## Set exercise
Gather each line of the records where "this" appears.
══════════
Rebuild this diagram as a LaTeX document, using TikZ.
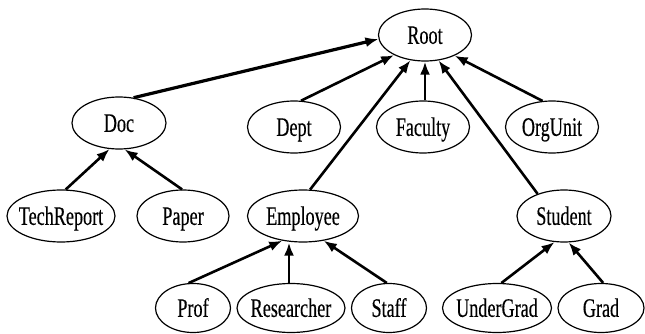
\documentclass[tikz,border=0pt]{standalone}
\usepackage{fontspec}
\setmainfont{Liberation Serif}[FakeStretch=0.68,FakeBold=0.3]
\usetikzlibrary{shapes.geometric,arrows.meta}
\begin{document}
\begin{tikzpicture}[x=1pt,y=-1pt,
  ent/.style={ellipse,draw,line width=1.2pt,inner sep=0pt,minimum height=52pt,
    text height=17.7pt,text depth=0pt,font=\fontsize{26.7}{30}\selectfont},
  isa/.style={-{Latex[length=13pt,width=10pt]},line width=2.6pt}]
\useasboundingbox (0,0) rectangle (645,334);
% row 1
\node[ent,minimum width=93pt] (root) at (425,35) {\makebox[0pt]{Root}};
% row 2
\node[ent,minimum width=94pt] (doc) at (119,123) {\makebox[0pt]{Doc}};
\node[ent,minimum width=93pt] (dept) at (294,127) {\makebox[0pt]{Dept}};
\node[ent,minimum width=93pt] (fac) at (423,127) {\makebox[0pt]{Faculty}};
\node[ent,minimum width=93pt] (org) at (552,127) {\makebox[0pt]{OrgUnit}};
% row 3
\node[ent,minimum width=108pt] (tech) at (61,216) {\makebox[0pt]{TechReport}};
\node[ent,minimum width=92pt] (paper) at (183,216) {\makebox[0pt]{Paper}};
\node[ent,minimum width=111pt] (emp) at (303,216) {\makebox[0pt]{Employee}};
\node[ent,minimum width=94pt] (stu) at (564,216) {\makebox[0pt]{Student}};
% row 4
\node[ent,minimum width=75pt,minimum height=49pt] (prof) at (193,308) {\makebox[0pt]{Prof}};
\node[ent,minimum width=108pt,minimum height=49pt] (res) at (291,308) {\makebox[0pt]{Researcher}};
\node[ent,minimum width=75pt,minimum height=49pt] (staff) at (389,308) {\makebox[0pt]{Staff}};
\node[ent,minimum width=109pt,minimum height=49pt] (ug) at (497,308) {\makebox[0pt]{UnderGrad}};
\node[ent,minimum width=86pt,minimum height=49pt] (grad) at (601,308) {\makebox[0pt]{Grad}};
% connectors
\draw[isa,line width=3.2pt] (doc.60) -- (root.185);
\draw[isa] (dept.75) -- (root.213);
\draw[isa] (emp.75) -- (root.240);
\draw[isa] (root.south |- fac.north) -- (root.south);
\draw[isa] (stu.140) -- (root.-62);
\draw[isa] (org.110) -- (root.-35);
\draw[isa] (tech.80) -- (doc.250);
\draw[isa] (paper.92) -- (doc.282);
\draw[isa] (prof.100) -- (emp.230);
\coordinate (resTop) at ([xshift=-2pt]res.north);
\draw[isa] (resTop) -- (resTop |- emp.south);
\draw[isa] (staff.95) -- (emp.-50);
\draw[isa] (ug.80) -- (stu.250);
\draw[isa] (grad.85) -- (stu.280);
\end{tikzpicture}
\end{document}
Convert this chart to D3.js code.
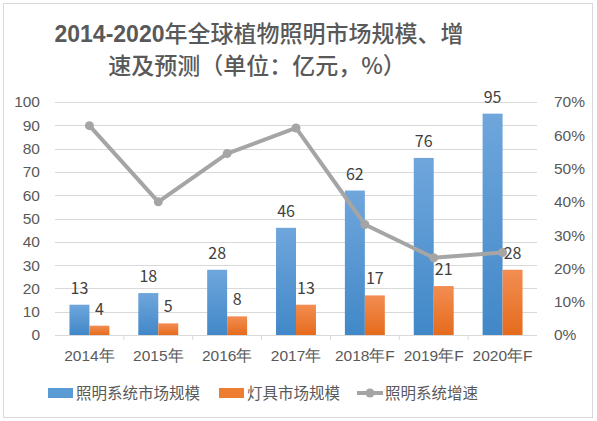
══════════
## Written solution
Rebuild this diagram as a LaTeX document, using TikZ.
Convert this chart to D3.js code.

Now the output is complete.